SOURCE MATERIAL —
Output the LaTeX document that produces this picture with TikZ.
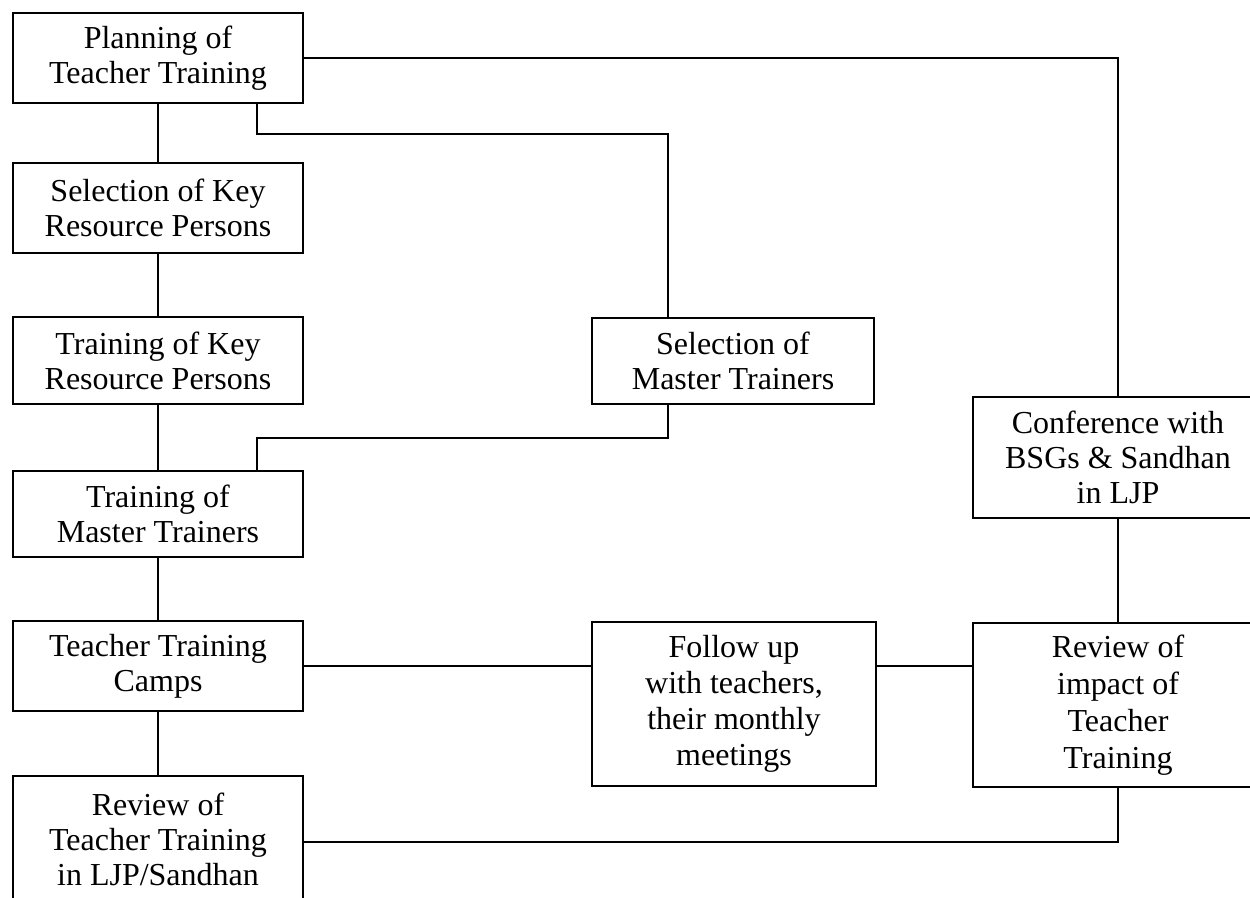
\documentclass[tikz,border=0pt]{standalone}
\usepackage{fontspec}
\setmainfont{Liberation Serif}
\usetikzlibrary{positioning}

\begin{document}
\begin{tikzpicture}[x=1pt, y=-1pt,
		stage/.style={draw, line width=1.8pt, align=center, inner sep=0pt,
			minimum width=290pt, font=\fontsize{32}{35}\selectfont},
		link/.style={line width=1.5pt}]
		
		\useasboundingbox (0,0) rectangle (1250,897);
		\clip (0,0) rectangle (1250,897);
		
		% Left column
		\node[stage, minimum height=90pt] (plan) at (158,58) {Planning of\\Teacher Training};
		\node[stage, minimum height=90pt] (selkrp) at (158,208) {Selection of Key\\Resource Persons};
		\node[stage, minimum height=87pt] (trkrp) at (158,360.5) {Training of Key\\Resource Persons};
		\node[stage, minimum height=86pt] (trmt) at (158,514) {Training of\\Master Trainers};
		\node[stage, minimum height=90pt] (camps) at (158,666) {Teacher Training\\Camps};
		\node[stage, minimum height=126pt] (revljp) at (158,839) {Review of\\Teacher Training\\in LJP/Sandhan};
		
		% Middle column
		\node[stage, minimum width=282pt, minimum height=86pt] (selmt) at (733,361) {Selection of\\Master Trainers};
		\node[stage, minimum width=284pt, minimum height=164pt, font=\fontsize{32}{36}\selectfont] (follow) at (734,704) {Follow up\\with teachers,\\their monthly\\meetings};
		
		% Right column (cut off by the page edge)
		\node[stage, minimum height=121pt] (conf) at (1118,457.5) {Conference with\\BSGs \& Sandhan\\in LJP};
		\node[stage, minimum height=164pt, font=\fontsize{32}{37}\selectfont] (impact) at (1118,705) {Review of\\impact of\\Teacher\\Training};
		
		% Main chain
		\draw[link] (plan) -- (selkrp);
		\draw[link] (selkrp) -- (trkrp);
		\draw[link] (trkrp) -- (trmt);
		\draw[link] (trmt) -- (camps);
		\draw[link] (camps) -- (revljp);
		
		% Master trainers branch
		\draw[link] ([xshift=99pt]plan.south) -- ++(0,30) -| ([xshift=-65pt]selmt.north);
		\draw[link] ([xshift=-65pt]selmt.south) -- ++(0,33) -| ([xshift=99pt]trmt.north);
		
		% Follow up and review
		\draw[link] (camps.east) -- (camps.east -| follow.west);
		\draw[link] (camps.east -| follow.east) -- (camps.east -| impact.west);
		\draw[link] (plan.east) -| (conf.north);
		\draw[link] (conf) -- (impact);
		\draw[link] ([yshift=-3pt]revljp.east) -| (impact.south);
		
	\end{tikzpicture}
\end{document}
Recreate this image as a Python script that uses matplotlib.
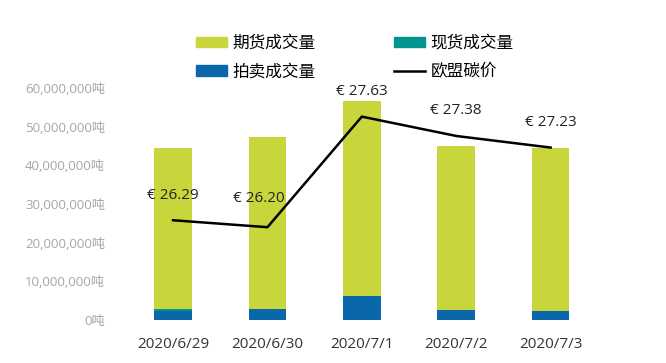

WHAT TO PRODUCE —
Print the whole listing above once more, word for word, without its pictures.

SOLUTION TO THIS PROBLEM —
Output the LaTeX document that produces this picture with TikZ.
\documentclass[tikz,border=0pt]{standalone}
\usepackage{fontspec}
\setmainfont{Liberation Serif}
\usetikzlibrary{positioning}

\begin{document}
\begin{tikzpicture}[x=1pt, y=-1pt,
		stage/.style={draw, line width=1.8pt, align=center, inner sep=0pt,
			minimum width=290pt, font=\fontsize{32}{35}\selectfont},
		link/.style={line width=1.5pt}]
		
		\useasboundingbox (0,0) rectangle (1250,897);
		\clip (0,0) rectangle (1250,897);
		
		% Left column
		\node[stage, minimum height=90pt] (plan) at (158,58) {Planning of\\Teacher Training};
		\node[stage, minimum height=90pt] (selkrp) at (158,208) {Selection of Key\\Resource Persons};
		\node[stage, minimum height=87pt] (trkrp) at (158,360.5) {Training of Key\\Resource Persons};
		\node[stage, minimum height=86pt] (trmt) at (158,514) {Training of\\Master Trainers};
		\node[stage, minimum height=90pt] (camps) at (158,666) {Teacher Training\\Camps};
		\node[stage, minimum height=126pt] (revljp) at (158,839) {Review of\\Teacher Training\\in LJP/Sandhan};
		
		% Middle column
		\node[stage, minimum width=282pt, minimum height=86pt] (selmt) at (733,361) {Selection of\\Master Trainers};
		\node[stage, minimum width=284pt, minimum height=164pt, font=\fontsize{32}{36}\selectfont] (follow) at (734,704) {Follow up\\with teachers,\\their monthly\\meetings};
		
		% Right column (cut off by the page edge)
		\node[stage, minimum height=121pt] (conf) at (1118,457.5) {Conference with\\BSGs \& Sandhan\\in LJP};
		\node[stage, minimum height=164pt, font=\fontsize{32}{37}\selectfont] (impact) at (1118,705) {Review of\\impact of\\Teacher\\Training};
		
		% Main chain
		\draw[link] (plan) -- (selkrp);
		\draw[link] (selkrp) -- (trkrp);
		\draw[link] (trkrp) -- (trmt);
		\draw[link] (trmt) -- (camps);
		\draw[link] (camps) -- (revljp);
		
		% Master trainers branch
		\draw[link] ([xshift=99pt]plan.south) -- ++(0,30) -| ([xshift=-65pt]selmt.north);
		\draw[link] ([xshift=-65pt]selmt.south) -- ++(0,33) -| ([xshift=99pt]trmt.north);
		
		% Follow up and review
		\draw[link] (camps.east) -- (camps.east -| follow.west);
		\draw[link] (camps.east -| follow.east) -- (camps.east -| impact.west);
		\draw[link] (plan.east) -| (conf.north);
		\draw[link] (conf) -- (impact);
		\draw[link] ([yshift=-3pt]revljp.east) -| (impact.south);
		
	\end{tikzpicture}
\end{document}
Recreate this image as a Python script that uses matplotlib.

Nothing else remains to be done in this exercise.